Choose Your Room
Converting your garage into an office space may seem like a good idea at the time, but consider your options before you commit. If you need a home office that’s more spacious than a spare room, and enables you to shut off from the noise of home life, then converting your garage is your best option. But, if you work from home so that you can keep a constant eye on the kids, it may work better to just convert your spare room.
See more: Getting your home office to work for you
Clear It Out
All too often, converting a spare room or garage turns into a half-effort, where the office space serves as a workplace and storeroom combined. Don’t do it! It gets all too easy to keep adding to the clutter, so commit to your conversion, and be ruthless when clearing it out. If you must, use every single one of Marie Kondo’s best tips, and enjoy the process of letting things go.
Read more: Marie Kondo's top tidying up tips
Storeroom, No More
Once you’ve cleared out and cleaned it up, you’ll need to find a different storage space, so think carefully about your options. It may work for you to install a wooden shed in the garden, to use as a storage facility for your tools, bicycles, and all the items that used to live in your garage. Alternatively, a storeroom under the house could be put to good use, or re-organise your guest room to create sufficient storage space.
Your Car’s New Home
Of course, converting your garage into an office space is going to have a significant effect on one of your most important assets: your family’s cars. Typically, parking your car inside a garage is a great way to keep it safe and protected from nature’s elements. If your car’s old home is going to become your office, however, you’ll need to think about how to solve this new home for your car conundrum. We suggest:
- Considering ways to scale back on the number of cars your family uses: Do you really need two cars? Would it be more cost-effective to cut down to one, and then use ride-hailing services, like Uber?
- Installing a carport: Find a suitable space in your garden to install a car port and buy a cover for your car, to protect it from dust, dirt, and weather conditions.
- Building another garage: It might seem like a silly solution, but this might just be the best option for you, especially if your family only uses one car and there’s enough space within your property for a small garage.
Don’t Skimp
Creating a professional, effective office space for your home business means you’ll need to spend money on it. That’s not to say you need to blow your budget or forget about finding quirky solutions to your new office problems, but it’s better to get the professionals in when making such a huge change to your home. For this, we recommend:
- Calling in the experts: That means finding a professional, reputable, and correctly qualified home renovation specialist.

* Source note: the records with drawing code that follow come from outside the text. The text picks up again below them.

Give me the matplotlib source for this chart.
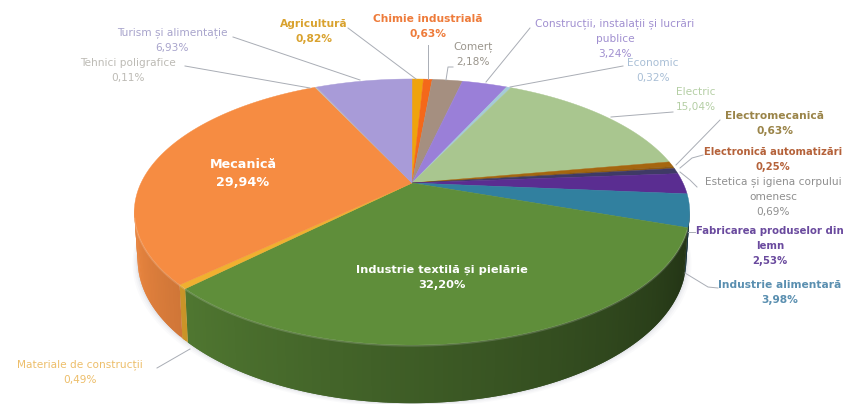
import numpy as np
import matplotlib
matplotlib.use("Agg")
import matplotlib.pyplot as plt
from matplotlib.collections import PolyCollection

names = ["Agricultură", "Chimie industrială", "Comerț", "Construcții, instalații și lucrări\npublice",
         "Economic", "Electric", "Electromecanică", "Electronică automatizări",
         "Estetica și igiena corpului\nomenesc", "Fabricarea produselor din\nlemn",
         "Industrie alimentară", "Industrie textilă și pielărie", "Materiale de construcții",
         "Mecanică", "Tehnici poligrafice", "Turism și alimentație"]
values = [0.82, 0.63, 2.18, 3.24, 0.32, 15.04, 0.63, 0.25, 0.69, 2.53, 3.98, 32.20, 0.49, 29.94, 0.11, 6.93]
labels_pct = ["0,82%", "0,63%", "2,18%", "3,24%", "0,32%", "15,04%", "0,63%", "0,25%", "0,69%", "2,53%",
              "3,98%", "32,20%", "0,49%", "29,94%", "0,11%", "6,93%"]
face_colors = ["#EFA30C", "#F4681A", "#A58F80", "#9A7FD8", "#A5CBD8", "#A9C68F", "#A5660F", "#8F5A10",
               "#3F3A66", "#5A2D91", "#31809F", "#5F8E3A", "#F0B030", "#F68C42", "#BDBDBD", "#A89BD8"]
text_colors = ["#D9A22E", "#EE7B3A", "#9A958C", "#A08FD0", "#A9BFD6", "#B5CFA5", "#9A8448", "#B5623A",
               "#8F8F8F", "#6A4A9E", "#5A8FB0", "#FFFFFF", "#EDBE6A", "#FFFFFF", "#BDBBB5", "#A8A4CC"]
bold = [1, 1, 0, 0, 0, 0, 1, 1, 0, 1, 1, 1, 0, 1, 0, 0]
font_sizes = [7.7, 7.7, 7.6, 7.6, 7.6, 7.6, 7.7, 7.2, 7.6, 7.3, 7.7, 8.2, 7.6, 9.2, 7.6, 7.6]
label_pos = [(314, 24), (428, 19), (473, 47), (615, 24), (653, 63), (696, 92), (775, 116), (773, 152),
             (773, 182), (770, 231), (780, 285), (442, 270), (80, 365), (243, 165), (128, 63), (172, 33)]
leaders = [[(348, 28), (416, 79)], [(428, 45), (428, 79)], [(453, 67), (448, 67), (446, 80)],
           [(530, 28), (486, 82)], [(623, 66), (510, 87)], [(673, 112), (611, 117)],
           [(720, 120), (676, 165)], [(703, 155), (692, 158), (680, 168)],
           [(697, 187), (690, 180), (680, 172)], [(695, 232), (688, 232)],
           [(718, 288), (708, 287), (685, 273)], None, [(157, 368), (190, 349)], None,
           [(185, 66), (310, 88)], [(233, 37), (360, 80)]]

CX, CY, R, K, P, H = 412, 183, 271, 126.7, 0.218, 45.5


def project(t, drop=0.0):
    s = 1 / (1 + P * np.sin(t))
    x = CX + R * np.cos(t) * s * (1 - 0.012 * (drop > 0))
    y = CY - K * np.sin(t) * s + drop * s
    return x, y


def shade(color, f):
    return tuple(c * f for c in matplotlib.colors.to_rgb(color))


fig = plt.figure(figsize=(8.46, 4.04), dpi=100)
ax = fig.add_axes([0, 0, 1, 1])
ax.set_xlim(0, 846)
ax.set_ylim(404, 0)
ax.axis("off")
plt.rcParams["font.family"] = ["DejaVu Sans"]

edges = np.pi / 2 - 2 * np.pi * np.cumsum([0] + values) / sum(values)

# soft shadow under the pie
tt = np.linspace(0, 2 * np.pi, 240)
for grow, alpha in [(5, 0.03), (3.5, 0.04), (2, 0.05), (1, 0.06)]:
    sx, sy = project(tt, H)
    ax.fill(CX + (sx - CX) * (1 + grow / 270), sy + grow * 0.8, color="#6A7A90", alpha=alpha, lw=0, zorder=1)

# side wall: overlapping strips, painted from right to left so no seams show
step = np.radians(0.8)
wall_polys, wall_cols = [], []
for i, v in enumerate(values):
    a, b = edges[i], edges[i + 1]
    n = max(2, int(abs(a - b) / step) + 2)
    ts = np.linspace(a, b, n)
    for t0, t1 in zip(ts[:-1], ts[1:]):
        tm = (t0 + t1) / 2
        if np.sin(tm) > -P + 0.02:
            continue
        deg = np.degrees(np.arctan2(np.sin(tm), np.cos(tm)))
        if deg > 90:
            deg -= 360
        f = np.clip(0.36 + 0.58 * (-19 - deg) / 141, 0.36, 0.94)
        t_end = max(t1 - step, b)  # run under the next strip
        x0, y0 = project(t0)
        x1, y1 = project(t_end)
        x2, y2 = project(t_end, H)
        x3, y3 = project(t0, H)
        wall_polys.append([(x0, y0), (x1, y1), (x2, y2), (x3, y3)])
        wall_cols.append(shade(face_colors[i], f))
ax.add_collection(PolyCollection(wall_polys, facecolors=wall_cols, edgecolors="none", linewidths=0, zorder=2))

# top face
for i, v in enumerate(values):
    n = max(3, int(abs(edges[i] - edges[i + 1]) / np.radians(1)) + 2)
    ts = np.linspace(edges[i], edges[i + 1], n)
    x, y = project(ts)
    ax.fill(np.r_[CX, x], np.r_[CY, y], color=face_colors[i], lw=0.3, zorder=3)

# faint highlight along the front rim
ft = np.linspace(np.radians(-165), np.radians(-20), 120)
rx, ry = project(ft)
ax.plot(rx, ry + 0.8, color="#FFFFFF", alpha=0.16, lw=1.2, zorder=4)

for i, seg in enumerate(leaders):
    if seg:
        xs, ys = zip(*seg)
        ax.plot(xs, ys, color="#A9ADB5", lw=0.7, zorder=5)

for i, name in enumerate(names):
    x, y = label_pos[i]
    lines = name.split("\n") + [labels_pct[i]]
    for j, line in enumerate(lines):
        ax.text(x, y + j * (18 if i == 13 else 15), line, ha="center", va="center", fontsize=font_sizes[i],
                color=text_colors[i], fontweight="bold" if bold[i] else "normal", zorder=6)

fig.savefig("out.png", dpi=100)
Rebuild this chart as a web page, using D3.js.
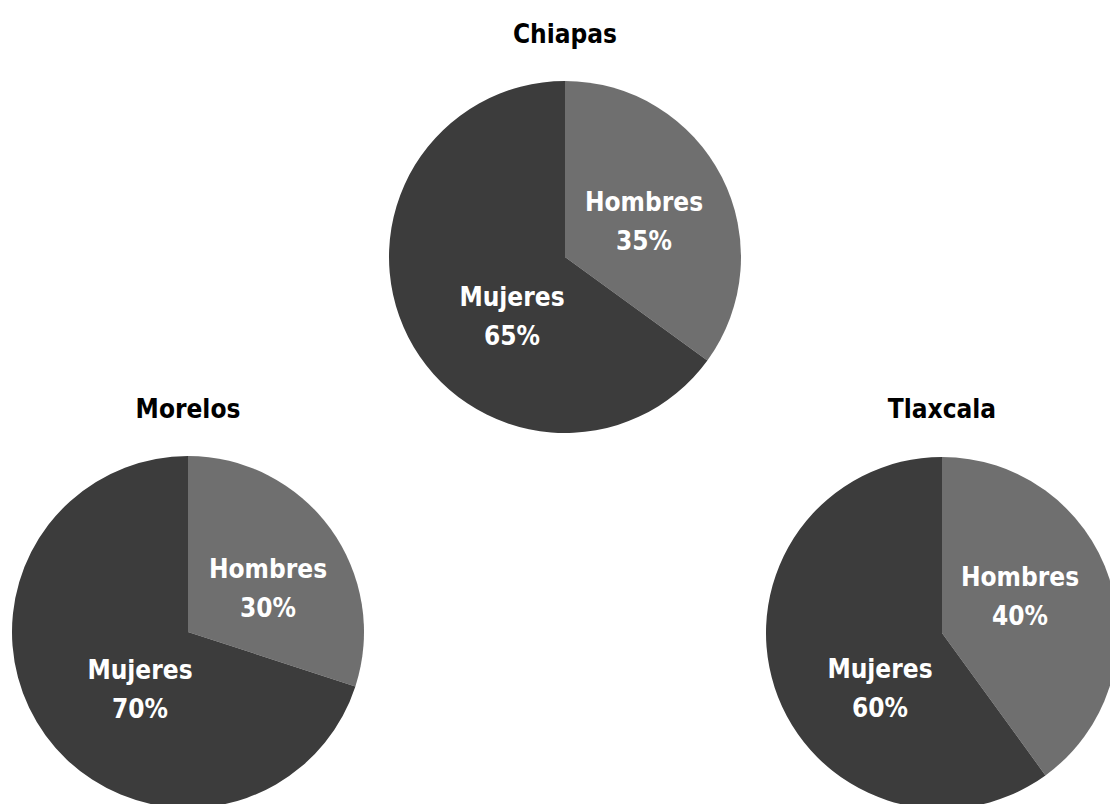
<!DOCTYPE html>
<html>
<head>
<meta charset="utf-8">
<script src="https://cdn.jsdelivr.net/npm/d3@7"></script>
<style>
  html, body { margin: 0; padding: 0; background: #ffffff; }
  svg { display: block; }
</style>
</head>
<body>
<svg id="chart" width="1110" height="804"></svg>
<script>
// States and the share of each sex (percent)
const states = ["Chiapas", "Morelos", "Tlaxcala"];
const categories = ["Hombres", "Mujeres"];
const hombres = [35, 30, 40];
const mujeres = [65, 70, 60];

// Layout: pie centres, title positions and label block offsets from the centre
const layout = [
  { cx: 565, cy: 257, titleY: 34,  labels: [[79, -36], [-53, 59]] },
  { cx: 188, cy: 632, titleY: 409, labels: [[80, -44], [-48, 57]] },
  { cx: 942, cy: 633, titleY: 409, labels: [[78, -37], [-62, 55]] }
];
const radius = 176;

const color = d3.scaleOrdinal().domain(categories).range(["#6f6f6f", "#3c3c3c"]);
const pie = d3.pie().sort(null).value(d => d.value);
const arc = d3.arc().innerRadius(0).outerRadius(radius);

const svg = d3.select("#chart");
const font = "'DejaVu Sans Condensed', 'DejaVu Sans', sans-serif";

states.forEach((state, i) => {
  const data = [
    { key: categories[0], value: hombres[i] },
    { key: categories[1], value: mujeres[i] }
  ];
  const L = layout[i];
  const g = svg.append("g").attr("transform", `translate(${L.cx},${L.cy})`);

  g.selectAll("path.slice")
    .data(pie(data))
    .join("path")
    .attr("class", "slice")
    .attr("d", arc)
    .attr("fill", d => color(d.data.key));

  const lbl = g.selectAll("text.lbl")
    .data(pie(data))
    .join("text")
    .attr("class", "lbl")
    .attr("transform", (d, j) => `translate(${L.labels[j][0]},${L.labels[j][1]})`)
    .attr("text-anchor", "middle")
    .attr("fill", "#ffffff")
    .style("font-family", font)
    .style("font-weight", "bold")
    .style("font-size", "26px");
  lbl.append("tspan").attr("x", 0).attr("y", -19).attr("dominant-baseline", "central")
    .text(d => d.data.key);
  lbl.append("tspan").attr("x", 0).attr("y", 20).attr("dominant-baseline", "central")
    .text(d => d.data.value + "%");

  svg.append("text")
    .attr("x", L.cx)
    .attr("y", L.titleY)
    .attr("text-anchor", "middle")
    .attr("dominant-baseline", "central")
    .attr("fill", "#000000")
    .style("font-family", font)
    .style("font-weight", "bold")
    .style("font-size", "26px")
    .text(state);
});
</script>
</body>
</html>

- Assessing your home plans: Work with your appointed professional team to ensure the renovation you plan on undertaking won’t affect the integrity of your home’s frame. You may need to apply for a building permit or have your plans approved by your municipality and body corporate, before you can convert your garage into an office.
- Checking for problems: Make sure that your planned renovation doesn’t affect any of your home’s plumbing, load-bearing beams, electrical wires, or similar. It would be awful to discover you’ve hit an important water pipe, while installing those lovely downlights.
Open It Up
Garages are famous for being terribly ventilated, so your first plan of action needs to focus on improving that. Remember that, the more natural light you’re able to usher in to your new office space, the better it is for your health and it’ll help keep your utility bills down. Installing big windows, and replacing the roll-up door with a sliding door are two good ways to do this. You may also want to install air-conditioning for those hot summer months: if your budget doesn’t extend to doing that immediately, plan for it anyway.
Paint And Renovate
Once all the structural changes have been made to your new office, it’s time to get inspired and add your personal touch to this professional space. Choose soothing paint colours for the walls, and start decorating your office space in a way that reflects your work and personality.
Pick The Right Equipment
Your home office should be fitted with comfortable, functional equipment that supports the work you do. That means it’s time to shop! If you can, aim to create more desk space than you think you need, and install ‘too many’ shelves. We’ll save you the thinking time on this one: you can never have enough shelves or desk space!
Read more: 10 rules for working from home.
Get Connected
Before you open for business, and settle in to your new space, do yourself a big favour: check your Internet connection. If you’ve assumed your home WiFi network provides adequate coverage for your new office, check again. You may need to add a booster facility to your network, or improve your bandwidth facilities to ensure your new office can function optimally. You don’t want to waste time at your new desk, troubleshooting a flimsy Internet connection.
Enjoy your first day in your new office!